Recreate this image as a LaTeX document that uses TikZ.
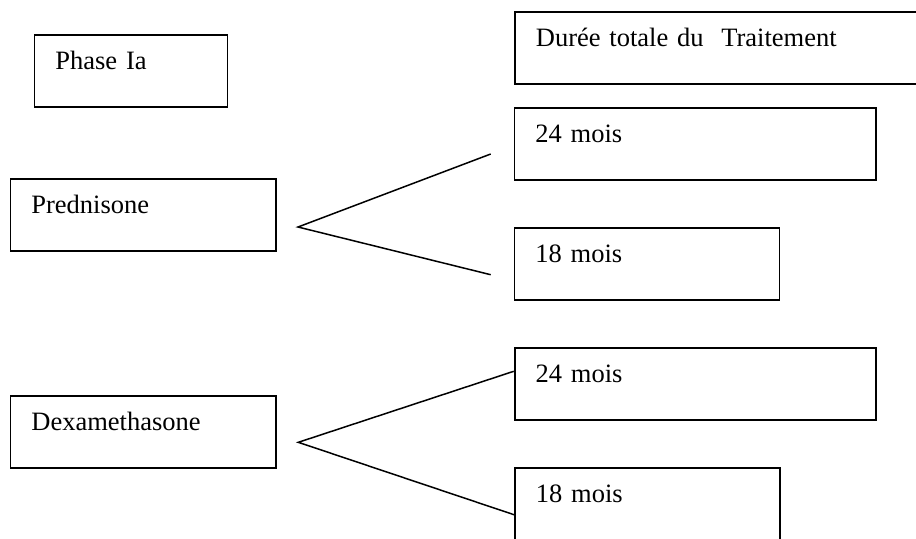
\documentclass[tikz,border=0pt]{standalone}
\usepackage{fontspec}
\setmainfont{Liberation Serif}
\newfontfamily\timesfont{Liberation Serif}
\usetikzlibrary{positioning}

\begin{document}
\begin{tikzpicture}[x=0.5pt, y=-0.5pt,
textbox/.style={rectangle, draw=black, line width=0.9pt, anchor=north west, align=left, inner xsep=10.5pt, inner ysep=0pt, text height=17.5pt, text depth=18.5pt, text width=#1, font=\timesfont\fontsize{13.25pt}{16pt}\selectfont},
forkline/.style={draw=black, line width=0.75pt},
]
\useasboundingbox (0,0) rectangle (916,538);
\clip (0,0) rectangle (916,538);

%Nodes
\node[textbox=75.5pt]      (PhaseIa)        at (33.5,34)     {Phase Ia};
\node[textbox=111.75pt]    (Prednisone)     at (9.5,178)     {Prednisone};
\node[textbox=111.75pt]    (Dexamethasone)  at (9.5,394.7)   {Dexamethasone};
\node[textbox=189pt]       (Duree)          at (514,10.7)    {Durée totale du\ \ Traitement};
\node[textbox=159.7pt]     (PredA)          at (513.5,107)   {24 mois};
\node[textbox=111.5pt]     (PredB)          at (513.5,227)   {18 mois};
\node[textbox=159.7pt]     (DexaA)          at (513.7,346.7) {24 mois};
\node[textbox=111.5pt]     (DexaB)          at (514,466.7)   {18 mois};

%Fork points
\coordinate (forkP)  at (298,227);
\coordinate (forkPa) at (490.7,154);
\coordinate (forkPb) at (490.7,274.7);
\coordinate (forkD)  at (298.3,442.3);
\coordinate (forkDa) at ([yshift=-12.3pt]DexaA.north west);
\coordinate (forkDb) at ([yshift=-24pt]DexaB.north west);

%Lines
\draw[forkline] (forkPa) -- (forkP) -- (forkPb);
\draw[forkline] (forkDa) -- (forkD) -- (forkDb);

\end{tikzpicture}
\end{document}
--
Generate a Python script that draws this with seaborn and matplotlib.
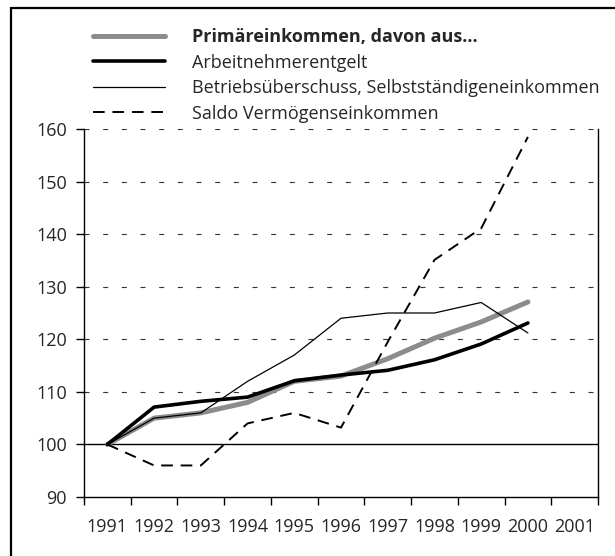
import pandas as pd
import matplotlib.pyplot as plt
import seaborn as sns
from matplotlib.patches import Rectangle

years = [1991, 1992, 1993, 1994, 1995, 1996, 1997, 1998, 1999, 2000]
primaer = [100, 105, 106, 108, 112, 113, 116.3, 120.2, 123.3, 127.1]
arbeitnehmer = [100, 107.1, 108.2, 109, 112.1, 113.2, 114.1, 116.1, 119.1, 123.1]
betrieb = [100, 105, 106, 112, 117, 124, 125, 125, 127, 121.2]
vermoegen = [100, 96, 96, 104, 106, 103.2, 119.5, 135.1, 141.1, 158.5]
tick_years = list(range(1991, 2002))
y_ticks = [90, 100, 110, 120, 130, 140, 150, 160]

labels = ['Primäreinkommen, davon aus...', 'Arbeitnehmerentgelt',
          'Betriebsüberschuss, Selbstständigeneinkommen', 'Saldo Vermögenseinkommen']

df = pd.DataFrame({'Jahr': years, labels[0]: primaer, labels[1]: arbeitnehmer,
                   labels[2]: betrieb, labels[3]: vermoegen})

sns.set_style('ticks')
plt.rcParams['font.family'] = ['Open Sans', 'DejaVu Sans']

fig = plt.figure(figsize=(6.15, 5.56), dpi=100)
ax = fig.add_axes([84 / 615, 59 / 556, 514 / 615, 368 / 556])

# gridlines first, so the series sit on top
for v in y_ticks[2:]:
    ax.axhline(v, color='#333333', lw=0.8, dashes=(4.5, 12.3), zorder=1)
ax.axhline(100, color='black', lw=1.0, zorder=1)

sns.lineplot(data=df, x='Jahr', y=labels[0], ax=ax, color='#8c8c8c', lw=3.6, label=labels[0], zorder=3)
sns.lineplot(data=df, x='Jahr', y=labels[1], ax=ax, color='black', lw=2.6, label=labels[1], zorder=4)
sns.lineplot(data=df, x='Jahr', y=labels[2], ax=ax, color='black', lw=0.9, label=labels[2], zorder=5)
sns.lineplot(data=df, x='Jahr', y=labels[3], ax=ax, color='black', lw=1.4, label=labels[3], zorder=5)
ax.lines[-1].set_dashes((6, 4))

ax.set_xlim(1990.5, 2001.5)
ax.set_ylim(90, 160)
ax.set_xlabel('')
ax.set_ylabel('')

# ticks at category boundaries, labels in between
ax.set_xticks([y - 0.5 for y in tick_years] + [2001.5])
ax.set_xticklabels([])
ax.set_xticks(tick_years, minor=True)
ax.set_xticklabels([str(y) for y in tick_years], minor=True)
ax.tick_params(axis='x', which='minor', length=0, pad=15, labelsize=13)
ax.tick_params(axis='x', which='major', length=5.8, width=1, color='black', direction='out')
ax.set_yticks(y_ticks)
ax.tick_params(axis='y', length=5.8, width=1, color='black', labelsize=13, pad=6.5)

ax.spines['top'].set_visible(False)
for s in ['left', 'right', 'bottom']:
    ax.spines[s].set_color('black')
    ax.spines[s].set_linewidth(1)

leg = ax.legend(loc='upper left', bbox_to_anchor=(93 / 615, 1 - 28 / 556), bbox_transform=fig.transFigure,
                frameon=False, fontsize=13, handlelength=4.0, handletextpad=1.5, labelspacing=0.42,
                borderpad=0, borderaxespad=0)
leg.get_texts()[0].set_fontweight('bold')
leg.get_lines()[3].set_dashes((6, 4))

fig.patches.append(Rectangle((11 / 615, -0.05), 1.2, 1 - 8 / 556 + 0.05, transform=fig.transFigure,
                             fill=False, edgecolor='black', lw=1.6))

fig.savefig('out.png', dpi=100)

**Task directions:**
Reproduce, word for word, only the lines in the records above from the line with "Generate a Python" through the line with "from matplotlib.patches import Rectangle", including both ends; omit the pictures.

**Written answer:**
Generate a Python script that draws this with seaborn and matplotlib.
import pandas as pd
import matplotlib.pyplot as plt
import seaborn as sns
from matplotlib.patches import Rectangle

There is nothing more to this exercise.